With such evidence at hand, we have entered a new phase of hedonism, and
indeed people spend a great deal of time, money, and effort, backed by the massive machinery of mass media, to gain a pleasurable life.
But
science is only a thin disguise for the same old mistake, equating
pleasure with happiness. The secret known to every spiritual tradition
is that pleasure and happiness are not related. There are miserable
people who can afford to fill every hour with pleasure. There are people
afflicted with painful circumstances who manage to be happy despite
their situation. The pleasure and pain centers of the brain don't
control us. Look at the physical pain of a marathon runner crossing the
finish line. It is secondary, even irrelevant, to his sense of
accomplishment.
But accomplishment isn't the answer either. Happiness is actually
rooted in something subtler: fulfillment.

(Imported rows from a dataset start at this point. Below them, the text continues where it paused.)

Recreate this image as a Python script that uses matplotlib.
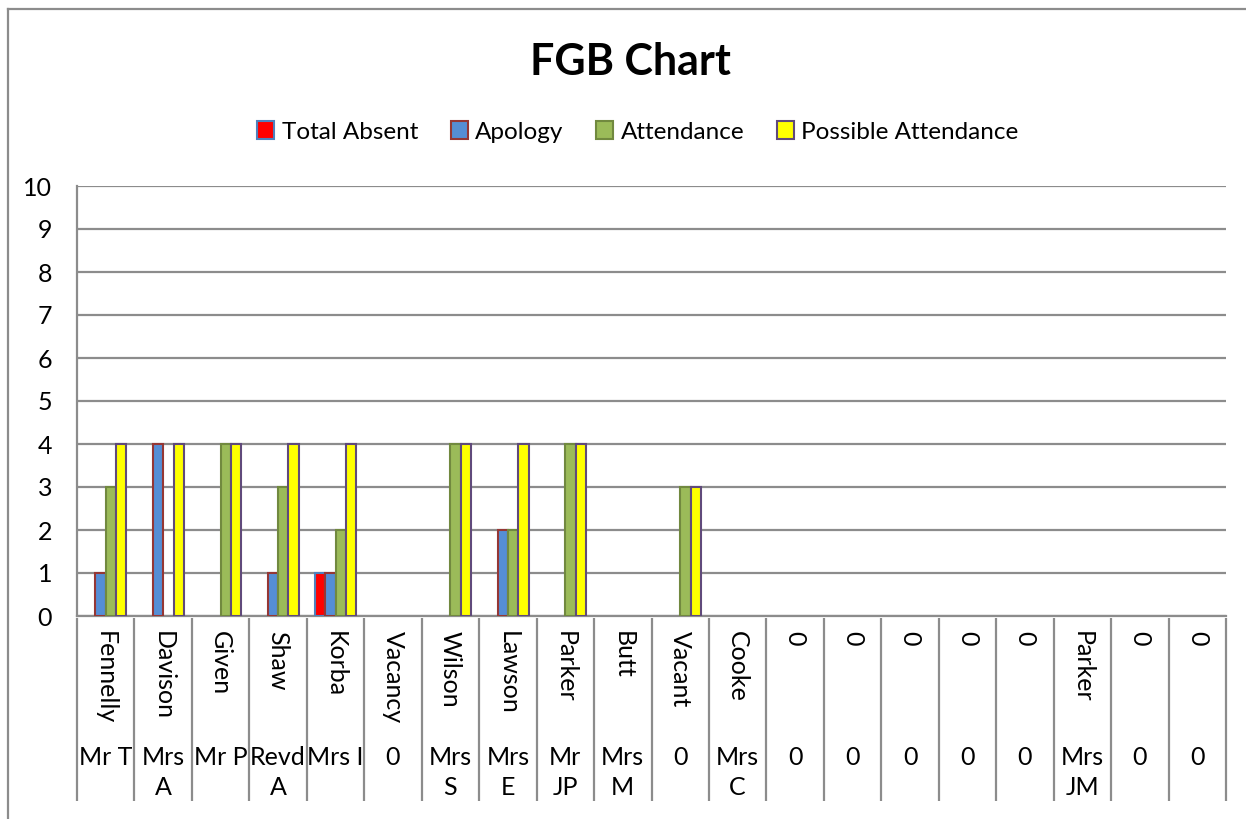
import matplotlib.pyplot as plt
import numpy as np
from matplotlib.lines import Line2D
from matplotlib.patches import Rectangle

plt.rcParams['font.family'] = ['Lato', 'DejaVu Sans']

surnames = ['Fennelly', 'Davison', 'Given', 'Shaw', 'Korba', 'Vacancy', 'Wilson',
            'Lawson', 'Parker', 'Butt', 'Vacant', 'Cooke', '0', '0', '0', '0', '0',
            'Parker', '0', '0']
titles = ['Mr T', 'Mrs\nA', 'Mr P', 'Revd\nA', 'Mrs I', '0', 'Mrs\nS', 'Mrs\nE',
          'Mr\nJP', 'Mrs\nM', '0', 'Mrs\nC', '0', '0', '0', '0', '0', 'Mrs\nJM', '0', '0']

total_absent = [0, 0, 0, 0, 1, 0, 0, 0, 0, 0, 0, 0, 0, 0, 0, 0, 0, 0, 0, 0]
apology = [1, 4, 0, 1, 1, 0, 0, 2, 0, 0, 0, 0, 0, 0, 0, 0, 0, 0, 0, 0]
attendance = [3, 0, 4, 3, 2, 0, 4, 2, 4, 0, 3, 0, 0, 0, 0, 0, 0, 0, 0, 0]
possible = [4, 4, 4, 4, 4, 0, 4, 4, 4, 0, 3, 0, 0, 0, 0, 0, 0, 0, 0, 0]

series = [
    ('Total Absent', total_absent, '#ff0000', '#4f81bd'),
    ('Apology', apology, '#558ed5', '#953735'),
    ('Attendance', attendance, '#9bbb59', '#71893f'),
    ('Possible Attendance', possible, '#ffff00', '#604a7b'),
]

grid_c = '#8c8c8c'

fig = plt.figure(figsize=(12.46, 8.19), dpi=100)
ax = fig.add_axes([77 / 1246, 203 / 819, 1149 / 1246, 430 / 819])

x = np.arange(len(surnames))
w = 0.18
handles = []
for i, (name, vals, fc, ec) in enumerate(series):
    vals = np.array(vals)
    edges = [ec if v > 0 else 'none' for v in vals]
    ax.bar(x + (i - 1.5) * w, vals, width=w, color=fc, edgecolor=edges,
           linewidth=1.5, zorder=3)
    handles.append(Rectangle((0, 0), 1, 1, facecolor=fc, edgecolor=ec, linewidth=1.5))

ax.set_xlim(-0.5, len(surnames) - 0.5)
ax.set_ylim(0, 10)
ax.set_yticks(range(0, 11))
ax.tick_params(axis='y', length=0, pad=18, labelsize=18)
ax.set_xticks([])
ax.yaxis.grid(True, color=grid_c, linewidth=1.6, zorder=0)
ax.set_axisbelow(True)
for s in ['top', 'right']:
    ax.spines[s].set_visible(False)
for s in ['left', 'bottom']:
    ax.spines[s].set_color(grid_c)
    ax.spines[s].set_linewidth(1.6)

# multi-level category axis
trans = ax.get_xaxis_transform()
ax.vlines(np.arange(-0.5, len(surnames)), -0.43, -0.005, color=grid_c,
          linewidth=1.6, transform=trans, clip_on=False)
for i in range(len(surnames)):
    ax.text(i, -0.035, surnames[i], rotation=-90, ha='center', va='top',
            fontsize=18, transform=trans)
    ax.text(i, -0.302, titles[i], ha='center', va='top', fontsize=18,
            linespacing=1.35, transform=trans)

fig.text(0.506, (819 - 62) / 819, 'FGB Chart', ha='center', va='center',
         fontsize=31, fontweight='bold')
fig.legend(handles, [s[0] for s in series], loc='center', ncol=4,
           bbox_to_anchor=(0.512, (819 - 132) / 819), frameon=False, fontsize=17.5,
           handlelength=0.7, handleheight=0.7, handletextpad=0.3,
           columnspacing=1.35)

# chart frame
fig.add_artist(Line2D([8 / 1246, 1], [1 - 9 / 819, 1 - 9 / 819], color=grid_c, linewidth=1.6))
fig.add_artist(Line2D([8 / 1246, 8 / 1246], [0, 1 - 9 / 819], color=grid_c, linewidth=1.6))

fig.savefig('out.png', dpi=100)
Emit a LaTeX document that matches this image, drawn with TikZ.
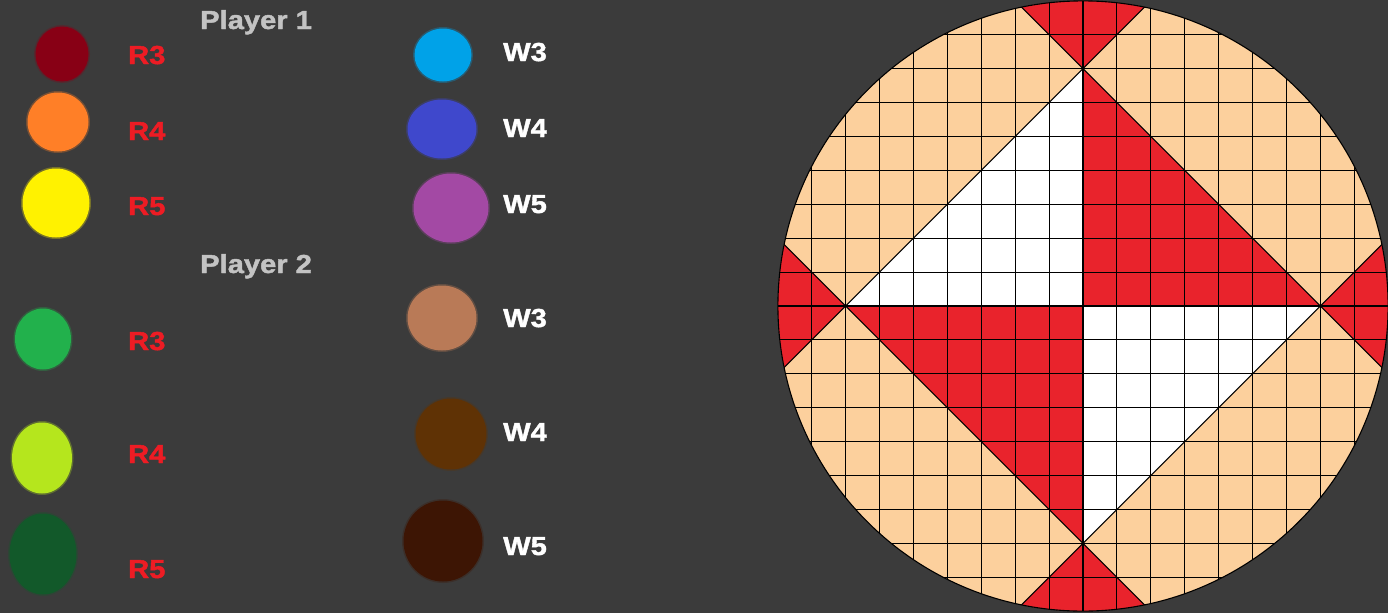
\documentclass[tikz,border=0pt]{standalone}
\usepackage{fontspec}
\setmainfont{Liberation Sans}[FakeStretch=1.12, BoldFeatures={FakeBold=1.6}]
\usetikzlibrary{shapes.geometric}
\definecolor{bg}{HTML}{3B3B3B}
\definecolor{peach}{HTML}{FCD09D}
\definecolor{bred}{HTML}{E9232C}
\definecolor{tred}{HTML}{ED1C24}
\definecolor{pgray}{HTML}{C3C3C3}
\definecolor{cA}{HTML}{880015}
\definecolor{cB}{HTML}{FF7F27}
\definecolor{cC}{HTML}{FFF200}
\definecolor{cD}{HTML}{22B14C}
\definecolor{cE}{HTML}{B5E61D}
\definecolor{cF}{HTML}{12592A}
\definecolor{cG}{HTML}{00A2E8}
\definecolor{cH}{HTML}{3F48CC}
\definecolor{cI}{HTML}{A349A4}
\definecolor{cJ}{HTML}{B97A57}
\definecolor{cK}{HTML}{5F3205}
\definecolor{cL}{HTML}{3D1504}
\begin{document}
\begin{tikzpicture}[x=1pt,y=-1pt,
  blob/.style={ellipse, inner sep=0pt, fill=#1, draw=#1, draw opacity=0.3, line width=3pt},
  lab/.style={anchor=base west, inner sep=0pt, font=\fontsize{26}{30}\selectfont\bfseries},
  rlab/.style={lab, text=tred},
  wlab/.style={lab, text=white},
  plab/.style={lab, text=pgray},
  gridline/.style={draw=black, line width=1.1pt}]
\fill[bg] (0,0) rectangle (1388,613);
\useasboundingbox (0,0) rectangle (1388,613);

% headings
\node[plab] (p1) at (200,29) {Player 1};
\node[plab] (p2) at (200,273) {Player 2};

% player 1 blobs
\node[blob=cA, minimum width=53pt, minimum height=55pt] (b1) at (62,54) {};
\node[blob=cB, minimum width=61pt, minimum height=59pt] (b2) at (58,122) {};
\node[blob=cC, minimum width=67pt, minimum height=69pt] (b3) at (56,203) {};
\node[blob=cG, minimum width=57pt, minimum height=53pt] (b7) at (443,55) {};
\node[blob=cH, minimum width=69pt, minimum height=59pt] (b8) at (442,129) {};
\node[blob=cI, minimum width=75pt, minimum height=69pt] (b9) at (451,208) {};
% player 2 blobs
\node[blob=cD, minimum width=56pt, minimum height=61pt] (b4) at (43,339) {};
\node[blob=cE, minimum width=60pt, minimum height=71pt] (b5) at (42,458) {};
\node[blob=cF, minimum width=67pt, minimum height=81pt] (b6) at (43,554) {};
\node[blob=cJ, minimum width=69pt, minimum height=65pt] (b10) at (442,318) {};
\node[blob=cK, minimum width=71pt, minimum height=71pt] (b11) at (451,434) {};
\node[blob=cL, minimum width=79pt, minimum height=81pt] (b12) at (443,541) {};

% labels
\node[rlab] (r3a) at (128,64) {R3};
\node[rlab] (r4a) at (128,140) {R4};
\node[rlab] (r5a) at (128,215) {R5};
\node[rlab] (r3b) at (128,350) {R3};
\node[rlab] (r4b) at (128,463) {R4};
\node[rlab] (r5b) at (128,578) {R5};
\node[wlab] (w3a) at (503,61) {W3};
\node[wlab] (w4a) at (503,137) {W4};
\node[wlab] (w5a) at (503,213) {W5};
\node[wlab] (w3b) at (503,327) {W3};
\node[wlab] (w4b) at (503,441) {W4};
\node[wlab] (w5b) at (503,555) {W5};

% board
\begin{scope}[xshift=1083pt, yshift=-306pt, x=33.9pt, y=33.9pt]
  \coordinate (O) at (0,0);
  \begin{scope}
    \clip (0,0) circle [radius=9];
    \fill[peach] (-9.2,-9.2) rectangle (9.2,9.2);
    \fill[white] (-7,0) -- (0,7) -- (0,0) -- cycle;
    \fill[white] (0,-7) -- (7,0) -- (0,0) -- cycle;
    \fill[bred] (0,7) -- (7,0) -- (0,0) -- cycle;
    \fill[bred] (-7,0) -- (0,-7) -- (0,0) -- cycle;
    \fill[bred] (0,7) -- (-3,10) -- (3,10) -- cycle;
    \fill[bred] (0,-7) -- (-3,-10) -- (3,-10) -- cycle;
    \fill[bred] (7,0) -- (10,3) -- (10,-3) -- cycle;
    \fill[bred] (-7,0) -- (-10,3) -- (-10,-3) -- cycle;
    \draw[gridline, step=1] (-9,-9) grid (9,9);
    \draw[gridline] (-10,-3) -- (3,10);
    \draw[gridline] (-3,-10) -- (10,3);
    \draw[gridline] (-3,10) -- (10,-3);
    \draw[gridline] (-10,3) -- (3,-10);
  \end{scope}
  \draw[line width=1.1pt] (O) circle [radius=9];
\end{scope}
\end{tikzpicture}
\end{document}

It's fulfillment that people
seek when they pursue happiness, of what they should seek if they want
happiness that lasts a lifetime. So where does fulfillment come from?
Meaning and purpose. Where do meaning and purpose come from? That’s the
real question you need to ask yourself.
Nothing is
intrinsically meaningful as an experience. This is hard to realize and
perhaps harder to accept. Pleasure can turn to pain, love to
indifference or even hate (ask any divorce attorney), good health can
turn to illness, and so on. Such is the human mind's intricacy that even
the anticipation of bad events can create unhappiness. So can painful
memories, guilt, anxiety, and other mental states destructive to
happiness.
Having considered the problem for thousands of
years, the world's wisdom traditions concluded that the only source of
happiness, the actual secret, must exist in the mind itself. Even though
the mind creates all the states of misery just described, only mind can
rescue itself from its self-created illusions, false hopes,
ill-considered choices, self-destructive habits, wrong beliefs, and
other missteps. A journey must be undertaken to a place where
mistakes have been corrected. The good news is that a person doesn't
have to correct each and every mistake individually. To do that would
require years, even decades, of concentrated effort.
Instead,
the spiritual journey delivers happiness by taking you to a level of
the self that is free of mistakes by its very nature. I've often labeled
this the true self, but labels are irrelevant. The important thing is
the process of transcendence, or going beyond the illusion. As long as
you remain in the illusion, the best you can hope for is to upgrade it.
To actually escape the causes of pain and suffering requires more than
an upgrade. You must find the underlying reality that removes your
allegiance to pain and suffering. To do so is to know the secret of
happiness, and having found the secret, actually acting upon it. While
everyone seems to be talking about happiness in terms of maximum
pleasure, wisdom tells us to look where no one is talking, because
that's how you take the first step toward reaching the goal.